Lemon Meringue Tart | The Dessert Queen - Neelanjali | Sanjeev Kapoor Khazana

Pastry crust tart with sponge and topped with a fluffy meringue topping.

LEMON MERINGUE TART

Ingredients

75 ml lemon juice
200 grams short crust pastry dough
75 grams butter + for greasing
188 grams refined flour + for dusting
180 grams castor sugar
4 eggs
112 grams glucose
6 grams baking powder
38 ml milk
1 cup lemon curd
Italian meringue
80 grams egg whites
40 grams castor sugar
A pinch of cream of tartar

Method

Preheat oven to 180° C.
Grease a 6 inch square baking tin with some butter and dust with some flour.
Cream together butter and castor sugar in a bowl using an electric beater till light and fluffy.
Add eggs one by one and whisk. Add glucose and whisk well.
Sift together flour and baking powder in the butter-sugar mixture and whisk. Add lemon juice and whisk. Add milk and whisk well.
Pour the batter into the greased tin and tap. Put the tin into the preheated oven and bake for 15-20 minutes.
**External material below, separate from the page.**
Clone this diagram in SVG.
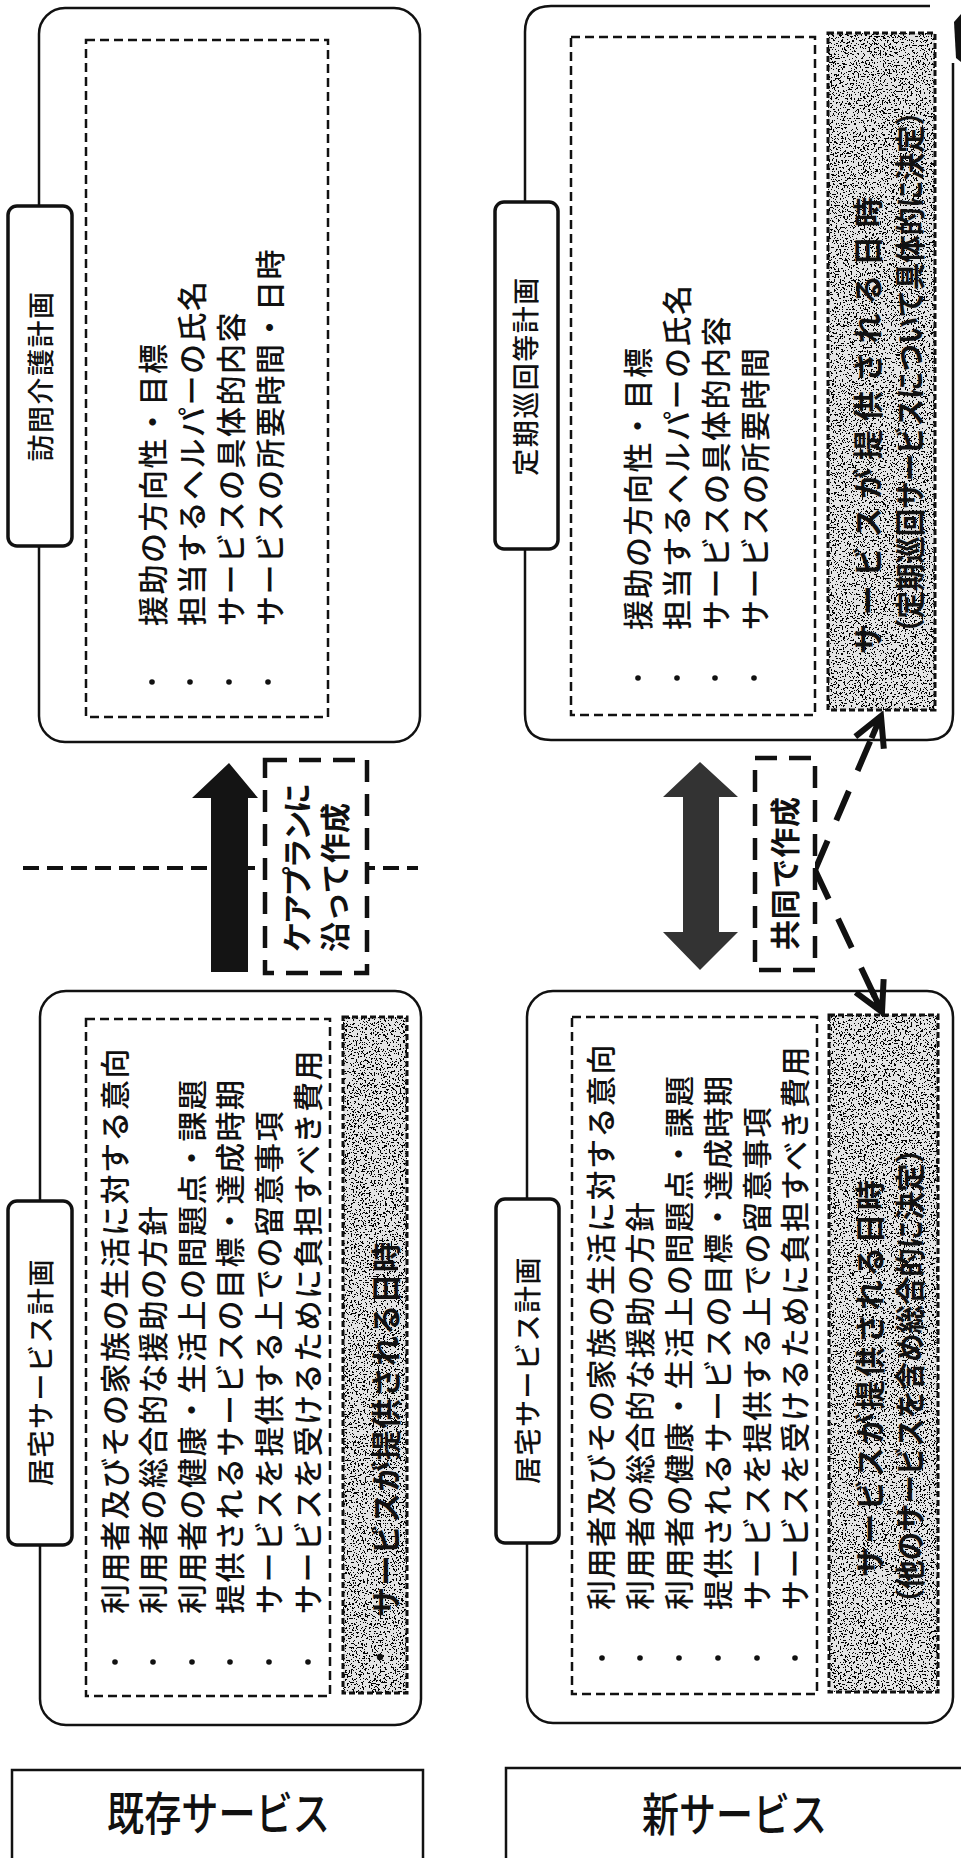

Remove from oven, cool and demould.
Dust the worktop with some flour and roll out the short crust pastry dough into a thin sheet.
Place a medium size tart mould inverted on the sheet and cut into roundels leaving 1 cm from the edges.
Line the individual medium size tart moulds with the prepared dough roundels and trim off the excess dough from the top.
Place a parchment paper on top of the prepared tart base and fill them with baking beans.
Put the tart moulds into the preheated oven and blind bake for 15 minutes. Remove from oven, cool and demould.
Halve the sponge horizontally and cut into roundels using a medium size cookie cutter.
Line each tart shell with sponge roundels.
Fill a piping bag with lemon curd and pipe out on top of the prepared tarts.
To prepare meringue, take castor sugar and ¼ cup water in a non-stick pan. Place it on heat and make a sugar syrup.
Take egg whites in a bowl. Add cream of tartar and beat till light and fluffy. Add sugar syrup gradually and beat till soft peaks appear.
Fill a piping bag fitted with a star nozzle with the meringue and pipe out on top of the prepared tarts.
Brulee the meringues using a blow torch and serve.